STATED TASK
Print word for word the first line of the listing below and every line after it, through the line with "const errs = [t0Err, an1Err, ans2Err];". Leave out the pictures and the rest.

___ STORED DATA

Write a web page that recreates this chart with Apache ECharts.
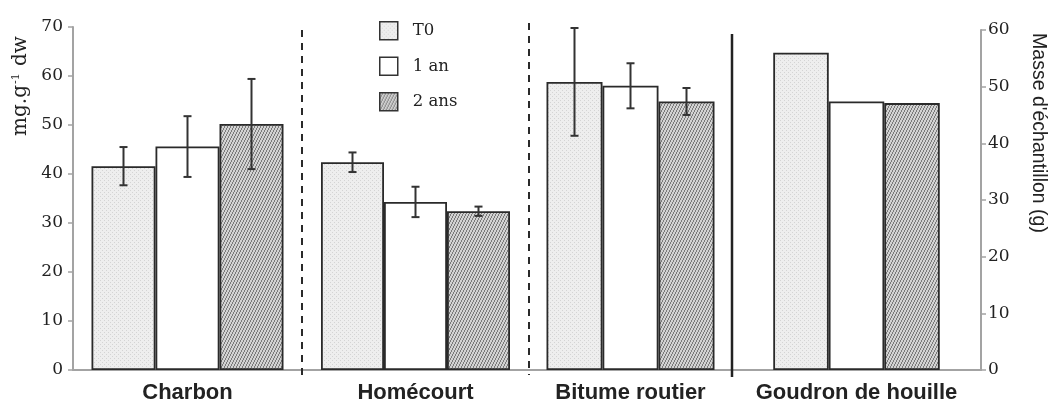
<!DOCTYPE html>
<html><head><meta charset="utf-8">
<script src="https://cdn.jsdelivr.net/npm/echarts@6/dist/echarts.min.js"></script>
<style>html,body{margin:0;padding:0;background:#fff}#c{width:1055px;height:405px}</style>
</head><body><div id="c"></div>
<script>
// Data (first three groups: mg.g-1 dw, left axis; Goudron de houille: sample mass (g), right axis)
const categories = ['Charbon', 'Homécourt', 'Bitume routier', 'Goudron de houille'];
const seriesNames = ['T0', '1 an', '2 ans'];
const t0 = [41.6, 42.4, 58.8, 56.0];
const an1 = [45.6, 34.3, 58.0, 47.4];
const ans2 = [50.2, 32.4, 54.8, 47.1];
const t0Err = [3.9, 2.0, 11.0, null];
const an1Err = [6.2, 3.1, 4.6, null];
const ans2Err = [9.2, 0.95, 2.75, null];
const leftTicks = {min: 0, max: 70, interval: 10};
const rightTicks = {min: 0, max: 60, interval: 10};

const values = [t0, an1, ans2];
const errs = [t0Err, an1Err, ans2Err];

function makePattern(kind) {
  const cv = document.createElement('canvas');
  if (kind === 'dots') {
    cv.width = 4; cv.height = 4;
    const g = cv.getContext('2d');
    g.fillStyle = '#eeeeee'; g.fillRect(0, 0, 4, 4);
    g.fillStyle = '#d4d4d4';
    g.fillRect(0, 0, 1, 1); g.fillRect(2, 2, 1, 1);
  } else {
    cv.width = 3; cv.height = 6;
    const g = cv.getContext('2d');
    g.fillStyle = '#d2d2d2'; g.fillRect(0, 0, 3, 6);
    g.fillStyle = '#7a7a7a';
    for (let y = 0; y < 6; y++) g.fillRect(Math.floor((5 - y) / 2), y, 1, 1);
  }
  return {image: cv, repeat: 'repeat'};
}
const fills = [makePattern('dots'), '#ffffff', makePattern('hatch')];

const gridBoxes = [
  {left: 73, width: 229, top: 27, bottom: 35},
  {left: 302, width: 227, top: 27, bottom: 35},
  {left: 529, width: 203, top: 27, bottom: 35},
  {left: 732, width: 249, top: 30, bottom: 35}
];
const barWidths = [64, 63, 56, 55.5];
const axisGrey = '#a3a3a3';
const serif = 'DejaVu Serif';
const sans = 'Liberation Sans';

const xAxes = categories.map((c, i) => ({
  type: 'category', gridIndex: i, data: [c],
  axisLine: {show: true, lineStyle: {color: axisGrey, width: 2}},
  axisTick: {show: false},
  axisLabel: {fontFamily: sans, fontWeight: 'bold', fontSize: 22, color: '#222', margin: 12}
}));

const yAxes = categories.map((c, i) => {
  const right = i === 3;
  const t = right ? rightTicks : leftTicks;
  const shown = i === 0 || right;
  return {
    type: 'value', gridIndex: i, min: t.min, max: t.max, interval: t.interval,
    position: right ? 'right' : 'left', show: shown,
    splitLine: {show: false},
    axisLine: {show: true, lineStyle: {color: axisGrey, width: 2}},
    axisTick: {show: true, inside: false, length: 5, lineStyle: {color: axisGrey, width: 1.5}},
    axisLabel: {fontFamily: serif, fontSize: 17, color: '#222', margin: right ? 7 : 10}
  };
});

const series = [];
categories.forEach((c, gi) => {
  seriesNames.forEach((name, k) => {
    series.push({
      type: 'bar', name: name, xAxisIndex: gi, yAxisIndex: gi,
      barWidth: barWidths[gi], barGap: '0%',
      data: [values[k][gi]],
      itemStyle: {color: fills[k], borderColor: '#2a2a2a', borderWidth: 1.8},
      emphasis: {disabled: true}, animation: false
    });
  });
  seriesNames.forEach((name, k) => {
    const e = errs[k][gi];
    if (e == null) return;
    const bw = barWidths[gi];
    series.push({
      type: 'custom', name: 'err-' + name, xAxisIndex: gi, yAxisIndex: gi, z: 5,
      data: [[0, values[k][gi], e]], animation: false,
      renderItem: function (params, api) {
        const v = api.value(1), d = api.value(2);
        const hi = api.coord([api.value(0), v + d]);
        const lo = api.coord([api.value(0), v - d]);
        const x = hi[0] + (k - 1) * bw;
        const cap = 4;
        const st = {stroke: '#333', lineWidth: 2};
        return {type: 'group', children: [
          {type: 'line', shape: {x1: x, y1: hi[1], x2: x, y2: lo[1]}, style: st},
          {type: 'line', shape: {x1: x - cap, y1: hi[1], x2: x + cap, y2: hi[1]}, style: st},
          {type: 'line', shape: {x1: x - cap, y1: lo[1], x2: x + cap, y2: lo[1]}, style: st}
        ]};
      }
    });
  });
});

const option = {
  backgroundColor: '#ffffff',
  animation: false,
  grid: gridBoxes,
  xAxis: xAxes,
  yAxis: yAxes,
  legend: {
    data: seriesNames, orient: 'vertical', left: 374, top: 16,
    itemWidth: 18, itemHeight: 18, itemGap: 16,
    icon: 'rect',
    itemStyle: {borderColor: '#333', borderWidth: 1.5},
    textStyle: {fontFamily: serif, fontSize: 16.5, color: '#222', padding: [0, 0, 0, 10]}
  },
  series: series,
  graphic: [
    {type: 'line', shape: {x1: 302, y1: 30, x2: 302, y2: 375}, style: {stroke: '#2a2a2a', lineWidth: 2, lineDash: [7, 6]}, z: 10},
    {type: 'line', shape: {x1: 529, y1: 23, x2: 529, y2: 375}, style: {stroke: '#2a2a2a', lineWidth: 2, lineDash: [7, 6]}, z: 10},
    {type: 'line', shape: {x1: 732, y1: 34, x2: 732, y2: 377}, style: {stroke: '#222', lineWidth: 2.5}, z: 10},
    {type: 'text', x: 21, y: 86, rotation: Math.PI / 2,
      style: {text: '{a|mg.g}{s|-1}{a| dw}', align: 'center', verticalAlign: 'middle',
        rich: {a: {fontFamily: serif, fontSize: 20, fill: '#222'},
               s: {fontFamily: serif, fontSize: 11, fill: '#222', verticalAlign: 'top', padding: [0, 1, 9, 1]}}}},
    {type: 'text', x: 1038, y: 133, rotation: -Math.PI / 2,
      style: {text: "Masse d'échantillon (g)", align: 'center', verticalAlign: 'middle',
        fontFamily: sans, fontSize: 19.5, fill: '#222'}}
  ]
};
const chart = echarts.init(document.getElementById('c'), null, {renderer: 'canvas'});
chart.setOption(option);
</script></body></html>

______

COMPLETED EXERCISE
Write a web page that recreates this chart with Apache ECharts.
<!DOCTYPE html>
<html><head><meta charset="utf-8">
<script src="https://cdn.jsdelivr.net/npm/echarts@6/dist/echarts.min.js"></script>
<style>html,body{margin:0;padding:0;background:#fff}#c{width:1055px;height:405px}</style>
</head><body><div id="c"></div>
<script>
// Data (first three groups: mg.g-1 dw, left axis; Goudron de houille: sample mass (g), right axis)
const categories = ['Charbon', 'Homécourt', 'Bitume routier', 'Goudron de houille'];
const seriesNames = ['T0', '1 an', '2 ans'];
const t0 = [41.6, 42.4, 58.8, 56.0];
const an1 = [45.6, 34.3, 58.0, 47.4];
const ans2 = [50.2, 32.4, 54.8, 47.1];
const t0Err = [3.9, 2.0, 11.0, null];
const an1Err = [6.2, 3.1, 4.6, null];
const ans2Err = [9.2, 0.95, 2.75, null];
const leftTicks = {min: 0, max: 70, interval: 10};
const rightTicks = {min: 0, max: 60, interval: 10};

const values = [t0, an1, ans2];
const errs = [t0Err, an1Err, ans2Err];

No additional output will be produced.